§ Aim of the task: Restate the full listing word for word and leave the pictures out.

§ Information shown:
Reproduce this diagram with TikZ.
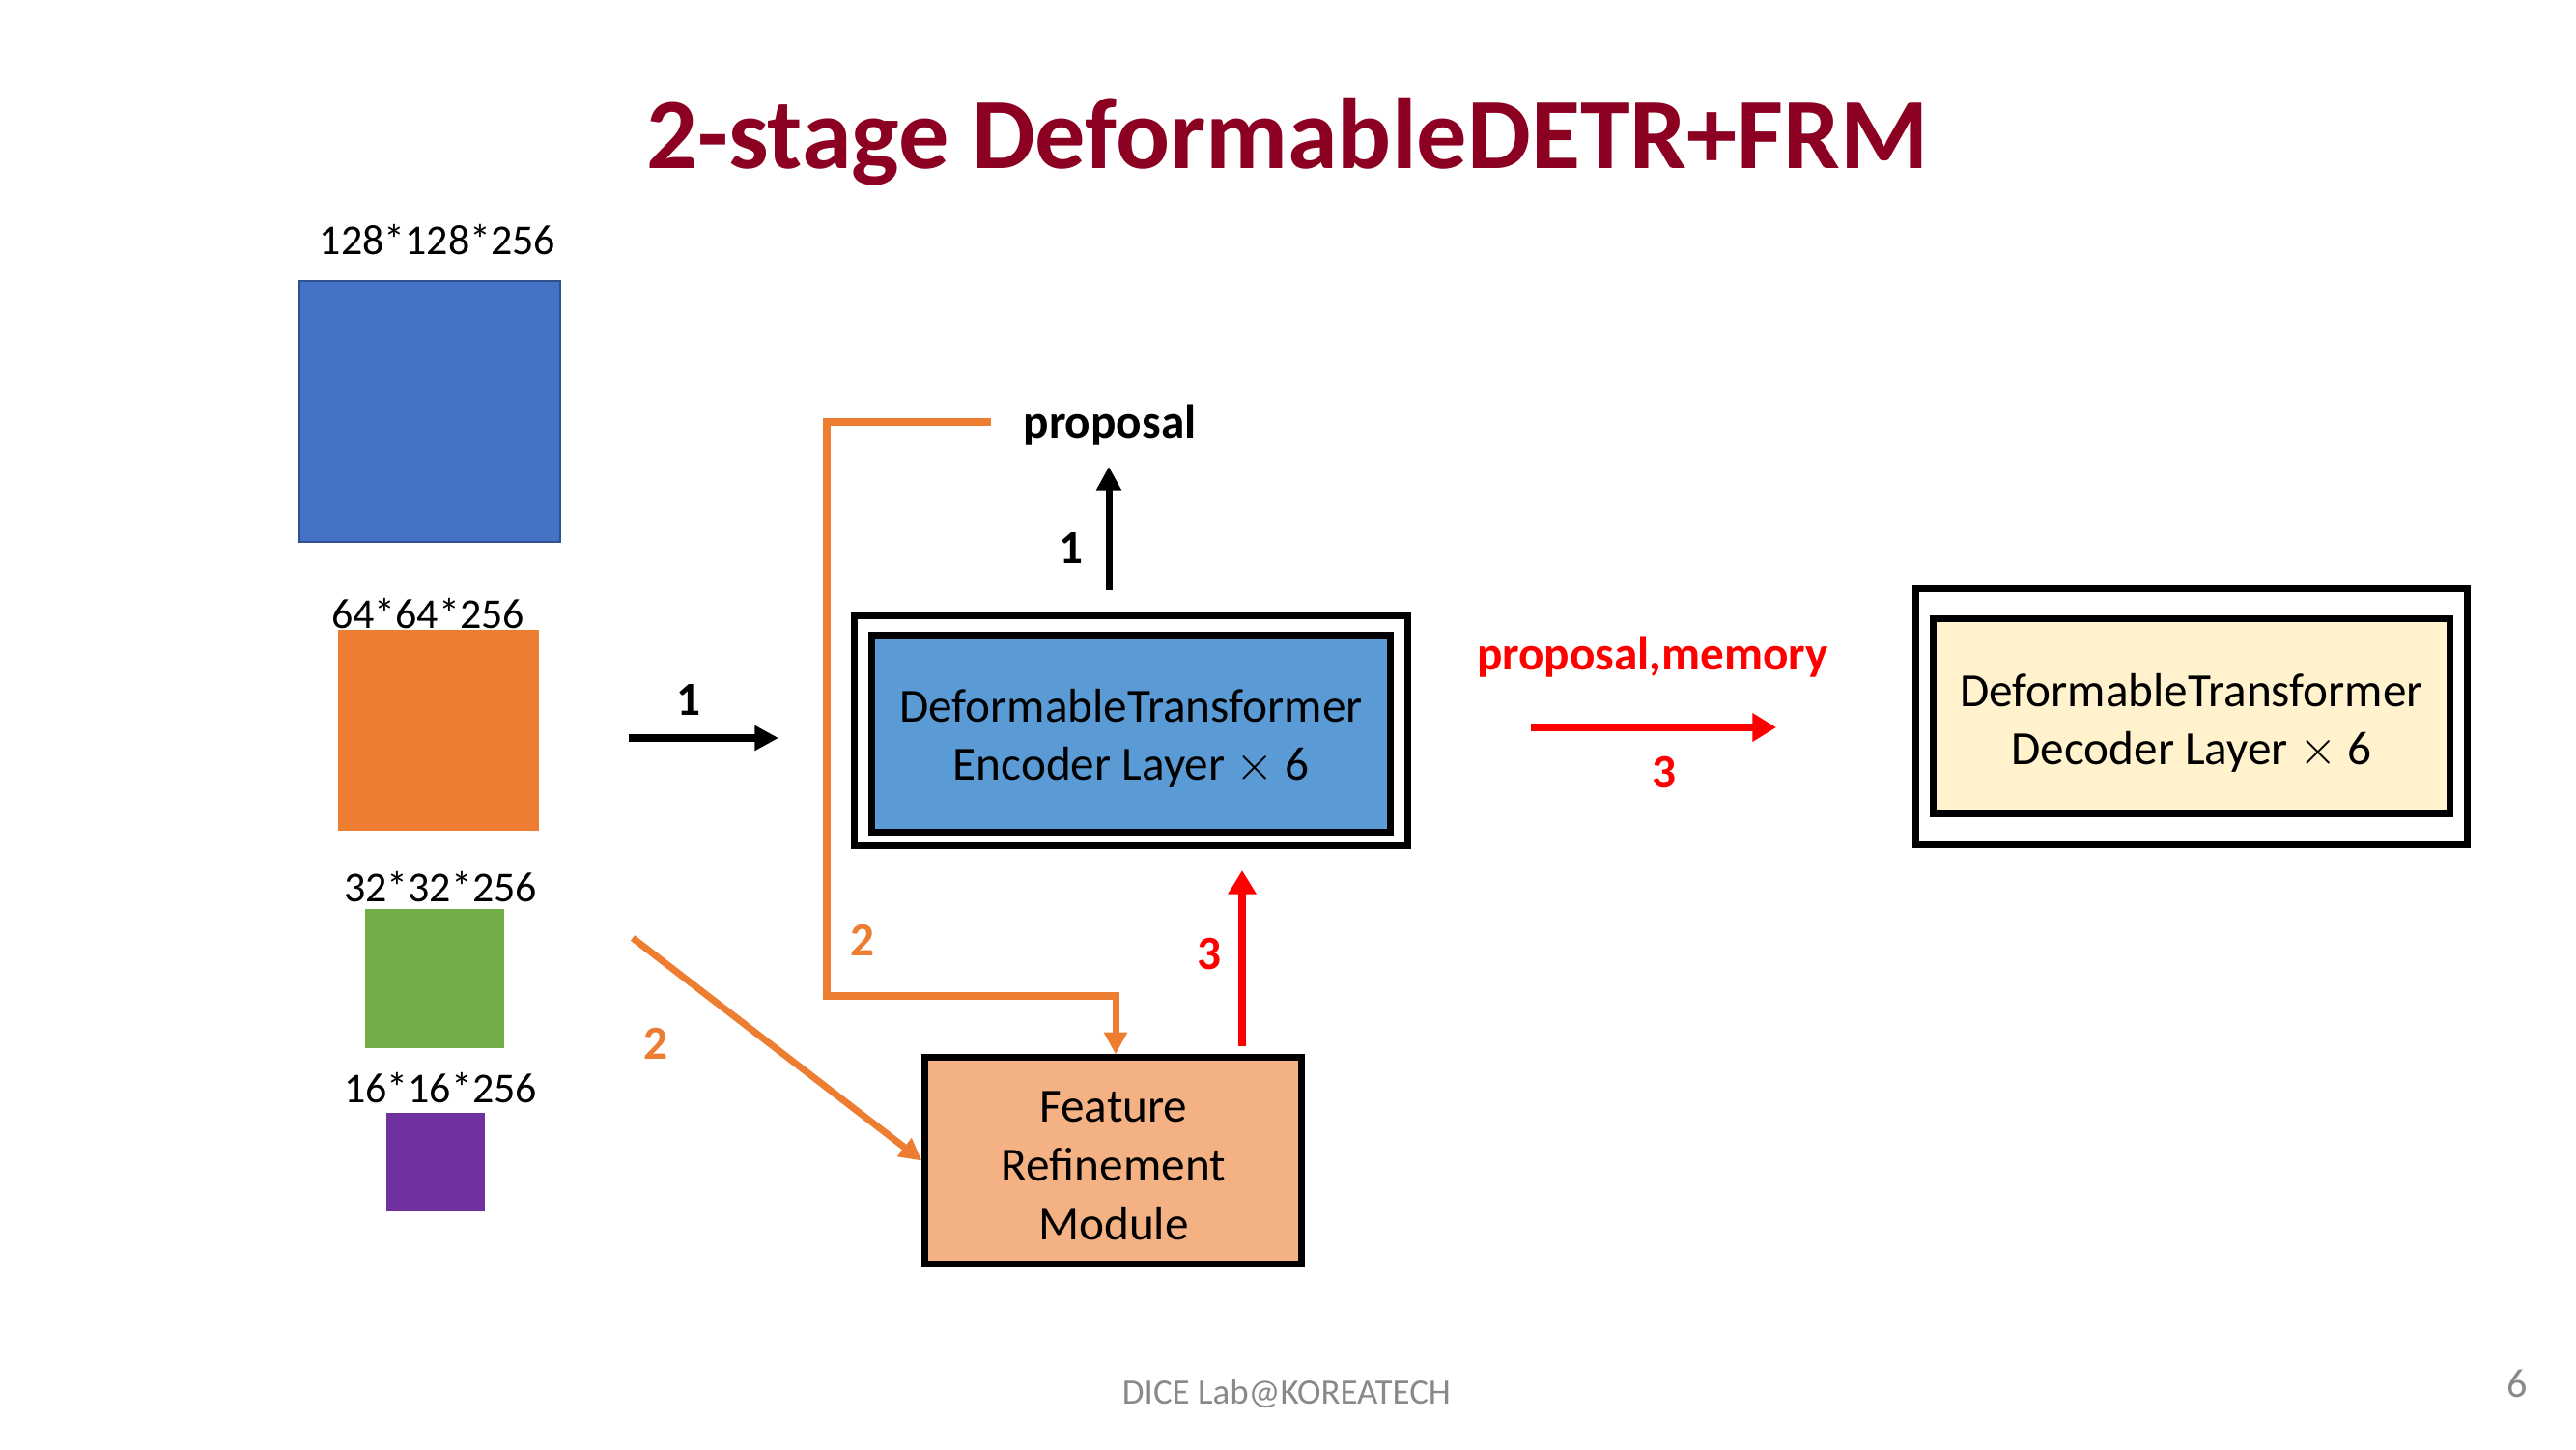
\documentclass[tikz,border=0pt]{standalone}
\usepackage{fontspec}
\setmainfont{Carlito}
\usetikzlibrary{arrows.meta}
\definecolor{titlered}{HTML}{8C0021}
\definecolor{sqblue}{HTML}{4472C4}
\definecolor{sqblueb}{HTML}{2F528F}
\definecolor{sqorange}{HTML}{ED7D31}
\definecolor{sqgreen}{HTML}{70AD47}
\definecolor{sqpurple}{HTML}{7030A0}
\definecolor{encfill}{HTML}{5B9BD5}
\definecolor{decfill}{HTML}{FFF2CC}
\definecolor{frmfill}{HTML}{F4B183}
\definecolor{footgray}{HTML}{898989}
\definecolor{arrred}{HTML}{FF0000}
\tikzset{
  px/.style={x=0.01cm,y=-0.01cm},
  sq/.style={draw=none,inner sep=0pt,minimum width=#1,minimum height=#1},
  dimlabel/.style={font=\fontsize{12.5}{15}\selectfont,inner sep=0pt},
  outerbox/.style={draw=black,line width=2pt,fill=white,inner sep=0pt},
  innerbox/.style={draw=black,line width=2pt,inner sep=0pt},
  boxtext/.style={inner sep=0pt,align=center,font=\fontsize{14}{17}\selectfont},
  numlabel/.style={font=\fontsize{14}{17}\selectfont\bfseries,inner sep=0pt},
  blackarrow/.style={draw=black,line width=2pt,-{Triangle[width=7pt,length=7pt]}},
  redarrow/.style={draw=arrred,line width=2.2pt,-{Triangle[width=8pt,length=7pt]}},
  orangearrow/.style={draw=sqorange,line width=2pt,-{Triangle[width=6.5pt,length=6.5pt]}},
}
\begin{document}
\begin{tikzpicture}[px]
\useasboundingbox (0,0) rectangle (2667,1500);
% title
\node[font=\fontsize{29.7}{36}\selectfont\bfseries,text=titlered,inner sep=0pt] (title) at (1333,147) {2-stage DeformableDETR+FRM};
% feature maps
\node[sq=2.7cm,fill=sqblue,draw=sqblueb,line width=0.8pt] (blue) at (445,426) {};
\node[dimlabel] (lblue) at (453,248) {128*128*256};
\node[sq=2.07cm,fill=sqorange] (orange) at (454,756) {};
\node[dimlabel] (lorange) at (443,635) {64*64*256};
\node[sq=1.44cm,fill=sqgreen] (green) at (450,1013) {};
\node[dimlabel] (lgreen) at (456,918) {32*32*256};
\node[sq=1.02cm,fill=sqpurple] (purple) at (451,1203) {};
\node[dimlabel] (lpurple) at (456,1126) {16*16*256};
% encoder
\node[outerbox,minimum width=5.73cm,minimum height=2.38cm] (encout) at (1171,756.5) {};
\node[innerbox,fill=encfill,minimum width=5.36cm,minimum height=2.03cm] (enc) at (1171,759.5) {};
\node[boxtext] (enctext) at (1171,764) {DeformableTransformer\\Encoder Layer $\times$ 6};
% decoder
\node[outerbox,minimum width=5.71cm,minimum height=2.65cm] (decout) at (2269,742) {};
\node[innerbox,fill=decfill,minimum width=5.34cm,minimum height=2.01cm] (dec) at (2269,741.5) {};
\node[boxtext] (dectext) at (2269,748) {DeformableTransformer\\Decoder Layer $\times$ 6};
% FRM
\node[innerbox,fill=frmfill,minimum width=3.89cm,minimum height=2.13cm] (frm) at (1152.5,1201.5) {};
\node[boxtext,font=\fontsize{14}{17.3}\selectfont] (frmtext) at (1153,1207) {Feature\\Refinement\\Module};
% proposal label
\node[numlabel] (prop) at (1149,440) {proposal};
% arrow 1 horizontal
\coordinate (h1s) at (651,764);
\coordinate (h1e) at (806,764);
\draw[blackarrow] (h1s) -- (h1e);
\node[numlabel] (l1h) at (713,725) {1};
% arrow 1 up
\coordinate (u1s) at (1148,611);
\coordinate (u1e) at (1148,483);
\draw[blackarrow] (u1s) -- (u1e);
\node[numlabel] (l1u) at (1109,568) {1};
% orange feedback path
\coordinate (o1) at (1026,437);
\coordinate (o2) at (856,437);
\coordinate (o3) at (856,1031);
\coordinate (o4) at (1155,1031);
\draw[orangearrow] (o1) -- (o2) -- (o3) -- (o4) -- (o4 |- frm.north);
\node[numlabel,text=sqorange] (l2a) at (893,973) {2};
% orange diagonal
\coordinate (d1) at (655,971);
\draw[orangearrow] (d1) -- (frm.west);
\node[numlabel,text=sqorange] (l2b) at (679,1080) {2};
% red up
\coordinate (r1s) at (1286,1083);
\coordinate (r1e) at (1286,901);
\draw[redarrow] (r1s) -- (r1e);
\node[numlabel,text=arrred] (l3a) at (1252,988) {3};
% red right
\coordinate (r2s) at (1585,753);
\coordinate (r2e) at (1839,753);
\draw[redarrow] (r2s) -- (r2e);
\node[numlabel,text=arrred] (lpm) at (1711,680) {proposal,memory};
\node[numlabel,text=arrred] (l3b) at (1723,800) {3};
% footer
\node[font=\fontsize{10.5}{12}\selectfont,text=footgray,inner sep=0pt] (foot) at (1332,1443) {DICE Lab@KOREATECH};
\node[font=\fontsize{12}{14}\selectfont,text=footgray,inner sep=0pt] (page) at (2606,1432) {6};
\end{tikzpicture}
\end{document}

§ In response:
Reproduce this diagram with TikZ.
\documentclass[tikz,border=0pt]{standalone}
\usepackage{fontspec}
\setmainfont{Carlito}
\usetikzlibrary{arrows.meta}
\definecolor{titlered}{HTML}{8C0021}
\definecolor{sqblue}{HTML}{4472C4}
\definecolor{sqblueb}{HTML}{2F528F}
\definecolor{sqorange}{HTML}{ED7D31}
\definecolor{sqgreen}{HTML}{70AD47}
\definecolor{sqpurple}{HTML}{7030A0}
\definecolor{encfill}{HTML}{5B9BD5}
\definecolor{decfill}{HTML}{FFF2CC}
\definecolor{frmfill}{HTML}{F4B183}
\definecolor{footgray}{HTML}{898989}
\definecolor{arrred}{HTML}{FF0000}
\tikzset{
  px/.style={x=0.01cm,y=-0.01cm},
  sq/.style={draw=none,inner sep=0pt,minimum width=#1,minimum height=#1},
  dimlabel/.style={font=\fontsize{12.5}{15}\selectfont,inner sep=0pt},
  outerbox/.style={draw=black,line width=2pt,fill=white,inner sep=0pt},
  innerbox/.style={draw=black,line width=2pt,inner sep=0pt},
  boxtext/.style={inner sep=0pt,align=center,font=\fontsize{14}{17}\selectfont},
  numlabel/.style={font=\fontsize{14}{17}\selectfont\bfseries,inner sep=0pt},
  blackarrow/.style={draw=black,line width=2pt,-{Triangle[width=7pt,length=7pt]}},
  redarrow/.style={draw=arrred,line width=2.2pt,-{Triangle[width=8pt,length=7pt]}},
  orangearrow/.style={draw=sqorange,line width=2pt,-{Triangle[width=6.5pt,length=6.5pt]}},
}
\begin{document}
\begin{tikzpicture}[px]
\useasboundingbox (0,0) rectangle (2667,1500);
% title
\node[font=\fontsize{29.7}{36}\selectfont\bfseries,text=titlered,inner sep=0pt] (title) at (1333,147) {2-stage DeformableDETR+FRM};
% feature maps
\node[sq=2.7cm,fill=sqblue,draw=sqblueb,line width=0.8pt] (blue) at (445,426) {};
\node[dimlabel] (lblue) at (453,248) {128*128*256};
\node[sq=2.07cm,fill=sqorange] (orange) at (454,756) {};
\node[dimlabel] (lorange) at (443,635) {64*64*256};
\node[sq=1.44cm,fill=sqgreen] (green) at (450,1013) {};
\node[dimlabel] (lgreen) at (456,918) {32*32*256};
\node[sq=1.02cm,fill=sqpurple] (purple) at (451,1203) {};
\node[dimlabel] (lpurple) at (456,1126) {16*16*256};
% encoder
\node[outerbox,minimum width=5.73cm,minimum height=2.38cm] (encout) at (1171,756.5) {};
\node[innerbox,fill=encfill,minimum width=5.36cm,minimum height=2.03cm] (enc) at (1171,759.5) {};
\node[boxtext] (enctext) at (1171,764) {DeformableTransformer\\Encoder Layer $\times$ 6};
% decoder
\node[outerbox,minimum width=5.71cm,minimum height=2.65cm] (decout) at (2269,742) {};
\node[innerbox,fill=decfill,minimum width=5.34cm,minimum height=2.01cm] (dec) at (2269,741.5) {};
\node[boxtext] (dectext) at (2269,748) {DeformableTransformer\\Decoder Layer $\times$ 6};
% FRM
\node[innerbox,fill=frmfill,minimum width=3.89cm,minimum height=2.13cm] (frm) at (1152.5,1201.5) {};
\node[boxtext,font=\fontsize{14}{17.3}\selectfont] (frmtext) at (1153,1207) {Feature\\Refinement\\Module};
% proposal label
\node[numlabel] (prop) at (1149,440) {proposal};
% arrow 1 horizontal
\coordinate (h1s) at (651,764);
\coordinate (h1e) at (806,764);
\draw[blackarrow] (h1s) -- (h1e);
\node[numlabel] (l1h) at (713,725) {1};
% arrow 1 up
\coordinate (u1s) at (1148,611);
\coordinate (u1e) at (1148,483);
\draw[blackarrow] (u1s) -- (u1e);
\node[numlabel] (l1u) at (1109,568) {1};
% orange feedback path
\coordinate (o1) at (1026,437);
\coordinate (o2) at (856,437);
\coordinate (o3) at (856,1031);
\coordinate (o4) at (1155,1031);
\draw[orangearrow] (o1) -- (o2) -- (o3) -- (o4) -- (o4 |- frm.north);
\node[numlabel,text=sqorange] (l2a) at (893,973) {2};
% orange diagonal
\coordinate (d1) at (655,971);
\draw[orangearrow] (d1) -- (frm.west);
\node[numlabel,text=sqorange] (l2b) at (679,1080) {2};
% red up
\coordinate (r1s) at (1286,1083);
\coordinate (r1e) at (1286,901);
\draw[redarrow] (r1s) -- (r1e);
\node[numlabel,text=arrred] (l3a) at (1252,988) {3};
% red right
\coordinate (r2s) at (1585,753);
\coordinate (r2e) at (1839,753);
\draw[redarrow] (r2s) -- (r2e);
\node[numlabel,text=arrred] (lpm) at (1711,680) {proposal,memory};
\node[numlabel,text=arrred] (l3b) at (1723,800) {3};
% footer
\node[font=\fontsize{10.5}{12}\selectfont,text=footgray,inner sep=0pt] (foot) at (1332,1443) {DICE Lab@KOREATECH};
\node[font=\fontsize{12}{14}\selectfont,text=footgray,inner sep=0pt] (page) at (2606,1432) {6};
\end{tikzpicture}
\end{document}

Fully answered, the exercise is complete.